When theater magazine Playbill announced that the late Emmett Till’s story would be told in an opera, the news didn’t smooth over so well for some in the Black community. The “Emmett Till, A New American Opera” is set to premier on March 23 at New York City’s John Jay College.

The production was written by a white woman name Clare Coss, whose written other works around Till’s story, and even has a main character played by a white actress. Playbill describes Coss’ imagining centered around fictional character Roanne Taylor, a white woman who “is against Jim Crow laws, segregation and the racial inequality that she sees around her but remains silent.”

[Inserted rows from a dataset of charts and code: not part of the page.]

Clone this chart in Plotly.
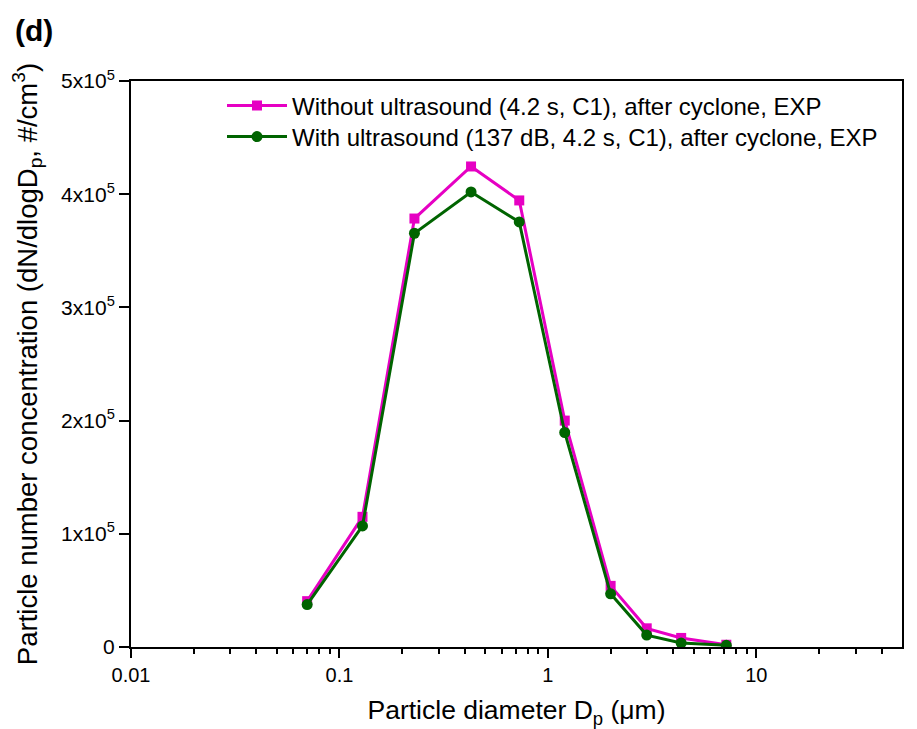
import plotly.graph_objects as go

diameter = [0.07, 0.129, 0.229, 0.428, 0.729, 1.205, 2.0, 2.98, 4.36, 7.18]
without_us = [40500, 115000, 378500, 424500, 394500, 200000, 54000, 16500, 8000, 2000]
with_us = [37500, 107000, 365500, 402000, 375500, 189500, 47000, 10500, 3500, 1500]

y_tickvals = [0, 100000, 200000, 300000, 400000, 500000]
y_ticktext = ["0", "1x10<sup>5</sup>", "2x10<sup>5</sup>", "3x10<sup>5</sup>", "4x10<sup>5</sup>", "5x10<sup>5</sup>"]
x_tickvals = [0.01, 0.1, 1, 10]
x_ticktext = ["0.01", "0.1", "1", "10"]
x_minor = [m * 10 ** e for e in (-2, -1, 0) for m in range(2, 10)] + [20, 30, 40]

fig = go.Figure()
fig.add_trace(go.Scatter(
    x=diameter, y=without_us, mode="lines+markers",
    name="Without ultrasound (4.2 s, C1), after cyclone, EXP",
    line=dict(color="#E600C3", width=3),
    marker=dict(symbol="square", size=10, color="#E600C3"),
    legend="legend",
))
fig.add_trace(go.Scatter(
    x=diameter, y=with_us, mode="lines+markers",
    name="With ultrasound (137 dB, 4.2 s, C1), after cyclone, EXP",
    line=dict(color="#006400", width=3),
    marker=dict(symbol="circle", size=11, color="#006400"),
    legend="legend2",
))

# page body has an 8px offset; compensate so the plot frame lands at
# x 131..902, y 81..647 in the window
OFF = 8
W, H = 909, 721
L, T = 131 - OFF, 81 - OFF
pw, ph = 771, 566
R = W - L - pw
B = H - T - ph

def px(x):
    return (x - OFF - L) / pw

def py(y):
    return (H - B - (y - OFF)) / ph

font_family = "Liberation Sans, Arial, sans-serif"
leg_common = dict(xanchor="left", yanchor="middle", font=dict(size=24),
                  bgcolor="rgba(0,0,0,0)", itemwidth=60)
fig.update_layout(
    width=W, height=H,
    margin=dict(l=L, r=R, t=T, b=B, autoexpand=False),
    paper_bgcolor="white", plot_bgcolor="white",
    font=dict(family=font_family, color="black", size=20),
    showlegend=True,
    legend=dict(x=px(222), y=py(106), **leg_common),
    legend2=dict(x=px(222), y=py(137), **leg_common),
    annotations=[dict(text="<b>(d)</b>", x=px(13), y=py(30),
                      xref="paper", yref="paper",
                      showarrow=False, font=dict(size=30), xanchor="left", yanchor="middle")],
)

fig.update_xaxes(
    type="log", range=[-2, 1.69897], automargin=False,
    tickvals=x_tickvals, ticktext=x_ticktext,
    ticks="outside", ticklen=9, tickwidth=1.5, tickcolor="black",
    showline=True, linewidth=2, linecolor="black", mirror=True,
    showgrid=False, zeroline=False,
    tickfont=dict(size=20),
    minor=dict(tickvals=x_minor, ticks="outside", ticklen=5, tickwidth=1.5, tickcolor="black", showgrid=False),
    title=dict(text="Particle diameter D<sub>p</sub> (\u03bcm)", font=dict(size=26.5), standoff=23),
)
fig.update_yaxes(
    range=[0, 500000], automargin=False,
    tickvals=y_tickvals, ticktext=y_ticktext,
    ticks="outside", ticklen=10, tickwidth=1.5, tickcolor="black",
    showline=True, linewidth=2, linecolor="black", mirror=True,
    showgrid=False, zeroline=False,
    tickfont=dict(size=21),
    title=dict(text="Particle number concentration (dN/dlogD<sub>p</sub>, #/cm<sup>3</sup>)",
               font=dict(size=27.5), standoff=22),
)

fig.write_html("out.html")
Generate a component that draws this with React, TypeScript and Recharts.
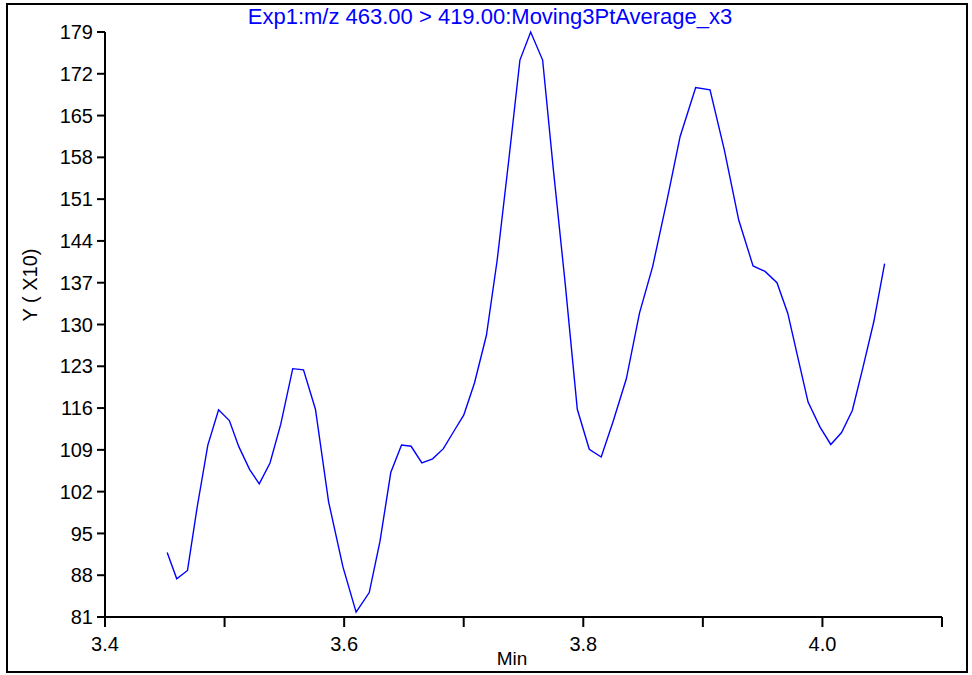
import { LineChart, Line, XAxis, YAxis } from "recharts";

// retention time (min) and smoothed intensity (x10)
const times = [
  3.452, 3.46, 3.469, 3.477, 3.486, 3.495, 3.504, 3.512, 3.521, 3.529, 3.538,
  3.547, 3.557, 3.566, 3.576, 3.587, 3.599, 3.61, 3.621, 3.63, 3.639, 3.648,
  3.656, 3.665, 3.674, 3.683, 3.692, 3.7, 3.709, 3.719, 3.728, 3.738, 3.747,
  3.756, 3.766, 3.775, 3.785, 3.795, 3.805, 3.815, 3.825, 3.836, 3.847, 3.858,
  3.87, 3.881, 3.894, 3.906, 3.918, 3.93, 3.942, 3.952, 3.962, 3.971, 3.98,
  3.988, 3.998, 4.007, 4.016, 4.025, 4.034, 4.043, 4.052,
];
const intensity = [
  91.8, 87.4, 88.8, 99.3, 109.8, 115.7, 113.9, 109.5, 105.7, 103.3, 106.8,
  113.3, 122.6, 122.4, 115.8, 100.3, 89.4, 81.8, 85.1, 93.7, 105.2, 109.8,
  109.6, 106.8, 107.5, 109.2, 112.2, 114.8, 120.2, 128.2, 140.8, 158.1, 174.3,
  179.0, 174.3, 155.9, 136.6, 115.8, 109.1, 107.8, 113.8, 120.9, 131.9, 139.7,
  150.8, 161.5, 169.7, 169.3, 159.2, 147.5, 139.8, 138.9, 137.0, 131.9, 124.0,
  117.0, 112.8, 109.9, 111.9, 115.6, 122.9, 130.5, 140.2,
];
const xTicks = [3.4, 3.5, 3.6, 3.7, 3.8, 3.9, 4.0, 4.1];
const xLabelled = [3.4, 3.6, 3.8, 4.0];
const yTicks = [81, 88, 95, 102, 109, 116, 123, 130, 137, 144, 151, 158, 165, 172, 179];

const title = "Exp1:m/z 463.00 > 419.00:Moving3PtAverage_x3";

const data = times.map((t, i) => ({ t, y: intensity[i] }));

const fmtX = (v: number) =>
  xLabelled.some((l) => Math.abs(l - v) < 1e-6) ? v.toFixed(1) : "";

export default function App() {
  return (
    <div
      style={{
        position: "absolute",
        left: 0,
        top: 0,
        width: 972,
        height: 675,
        background: "#fff",
        fontFamily: '"Liberation Sans", Arial, sans-serif',
        overflow: "hidden",
      }}
    >
      <LineChart
        width={972}
        height={675}
        data={data}
        margin={{ top: 32, right: 30, left: 0, bottom: 0 }}
      >
        <XAxis
          dataKey="t"
          type="number"
          domain={[3.4, 4.1]}
          ticks={xTicks}
          interval={0}
          tickFormatter={fmtX}
          height={58}
          tickSize={10}
          tickMargin={10}
          stroke="#000"
          strokeWidth={2}
          tick={{ fill: "#000", fontSize: 20 }}
        />
        <YAxis
          type="number"
          domain={[81, 179]}
          ticks={yTicks}
          interval={0}
          width={105}
          tickSize={8}
          tickMargin={4}
          stroke="#000"
          strokeWidth={2}
          tick={{ fill: "#000", fontSize: 20 }}
        />
        <Line
          type="linear"
          dataKey="y"
          stroke="#0000ff"
          strokeWidth={1.4}
          dot={false}
          isAnimationActive={false}
        />
      </LineChart>

      <div
        style={{
          position: "absolute",
          left: 0,
          top: 4,
          width: 980,
          textAlign: "center",
          color: "#0000ff",
          fontSize: 22,
          whiteSpace: "nowrap",
        }}
      >
        {title}
      </div>
      <div
        style={{
          position: "absolute",
          left: 30,
          top: 285,
          transform: "translate(-50%, -50%) rotate(-90deg)",
          fontSize: 20,
          whiteSpace: "nowrap",
        }}
      >
        Y ( X10)
      </div>
      <div
        style={{
          position: "absolute",
          left: 512,
          top: 649,
          transform: "translateX(-50%)",
          fontSize: 19,
          lineHeight: "20px",
        }}
      >
        Min
      </div>
      <div
        style={{
          position: "absolute",
          left: 6,
          top: 3,
          width: 962,
          height: 670,
          boxSizing: "border-box",
          border: "2px solid #000",
        }}
      />
    </div>
  );
}
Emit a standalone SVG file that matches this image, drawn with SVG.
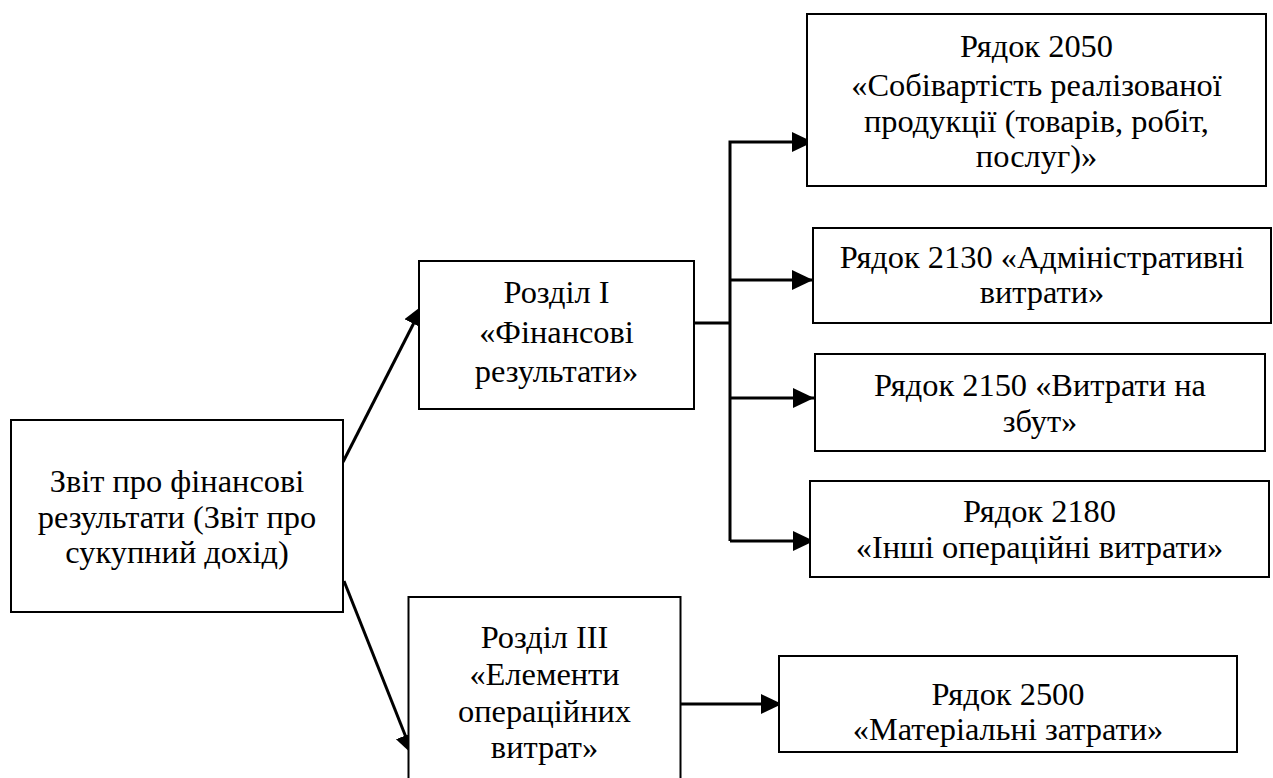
<svg xmlns="http://www.w3.org/2000/svg" width="1273" height="778" viewBox="0 0 1273 778">
<defs>
<style>
.box{fill:#fff;stroke:#000;stroke-width:2}
.t{font-family:'Liberation Serif','Times New Roman',serif;font-size:32.4px;fill:#000;text-anchor:middle}
.c{fill:none;stroke:#000;stroke-width:3}
</style>
<marker id="ah" markerUnits="userSpaceOnUse" markerWidth="22" markerHeight="22" refX="21" refY="10" orient="auto">
<path d="M0,0 L21,10 L0,20 z" fill="#000"/>
</marker>
</defs>
<rect width="1273" height="778" fill="#fff"/>
<g id="connectors">
<line class="c" x1="343" y1="462" x2="423" y2="305" marker-end="url(#ah)"/>
<line class="c" x1="344" y1="581" x2="413" y2="755" marker-end="url(#ah)"/>
<polyline class="c" points="694,323 730,323"/>
<polyline class="c" points="730,541 730,142 813,142" marker-end="url(#ah)"/>
<line class="c" x1="730" y1="280" x2="813" y2="280" marker-end="url(#ah)"/>
<line class="c" x1="730" y1="398" x2="814" y2="398" marker-end="url(#ah)"/>
<line class="c" x1="730" y1="541" x2="814" y2="541" marker-end="url(#ah)"/>
<line class="c" x1="681" y1="704" x2="782" y2="704" marker-end="url(#ah)"/>
</g>
<g font-family="'Liberation Serif', 'Times New Roman', serif">
<g id="n-zvit">
<rect class="box" x="11" y="420" width="332" height="192"/>
<text class="t" x="177" y="492">Звіт про фінансові</text>
<text class="t" x="177" y="528">результати (Звіт про</text>
<text class="t" x="177" y="563">сукупний дохід)</text>
</g>
<g id="n-rozdil1">
<rect class="box" x="419" y="261" width="275" height="148"/>
<text class="t" x="556.5" y="303">Розділ I</text>
<text class="t" x="556.5" y="343">«Фінансові</text>
<text class="t" x="556.5" y="382">результати»</text>
</g>
<g id="n-rozdil3">
<rect class="box" x="408.5" y="597" width="272" height="200"/>
<text class="t" x="544.5" y="648">Розділ III</text>
<text class="t" x="544.5" y="685">«Елементи</text>
<text class="t" x="544.5" y="722">операційних</text>
<text class="t" x="544.5" y="758">витрат»</text>
</g>
<g id="n-2050">
<rect class="box" x="807" y="14" width="459" height="172"/>
<text class="t" x="1036.5" y="57">Рядок 2050</text>
<text class="t" x="1036.5" y="96">«Собівартість реалізованої</text>
<text class="t" x="1036.5" y="132">продукції (товарів, робіт,</text>
<text class="t" x="1036.5" y="167">послуг)»</text>
</g>
<g id="n-2130">
<rect class="box" x="813" y="228" width="458" height="95"/>
<text class="t" x="1042" y="268">Рядок 2130 «Адміністративні</text>
<text class="t" x="1042" y="303">витрати»</text>
</g>
<g id="n-2150">
<rect class="box" x="815" y="354" width="450" height="97"/>
<text class="t" x="1040" y="396">Рядок 2150 «Витрати на</text>
<text class="t" x="1040" y="432">збут»</text>
</g>
<g id="n-2180">
<rect class="box" x="810" y="481" width="459" height="96"/>
<text class="t" x="1039.5" y="522">Рядок 2180</text>
<text class="t" x="1039.5" y="558">«Інші операційні витрати»</text>
</g>
<g id="n-2500">
<rect class="box" x="779" y="656" width="458" height="96"/>
<text class="t" x="1008" y="705">Рядок 2500</text>
<text class="t" x="1008" y="740">«Матеріальні затрати»</text>
</g>
</g>
</svg>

The synopsis continued, “[Taylor] is the opera’s only fictional character and represents what Martin Luther King Jr. called the ultimate tragedy, “the silence of the good people.” Featuring both a Black Chorus and a white Chorus.

Coss will incorporate those who were actually involved in Till’s story such as his mother, Mamie Till, and his accuser Carolyn Bryant whose accounts led to the teen’s tragic demise. The opera surprisingly has assistance from other creatives in the arts such as the Harlem Chamber Players and Harlem Arts Alliance. Her bold effort to adapt the story into an opera comes after her 2013 prize-winning play, “Emmett, Down in My Heart.”

After the magazine tweeted the announcement, an overwhelming amount of comments quickly flooded with more than 3,000 quote tweets and 70 retweets from those not in favor of the production’s green light for such a monumental moment in Black History.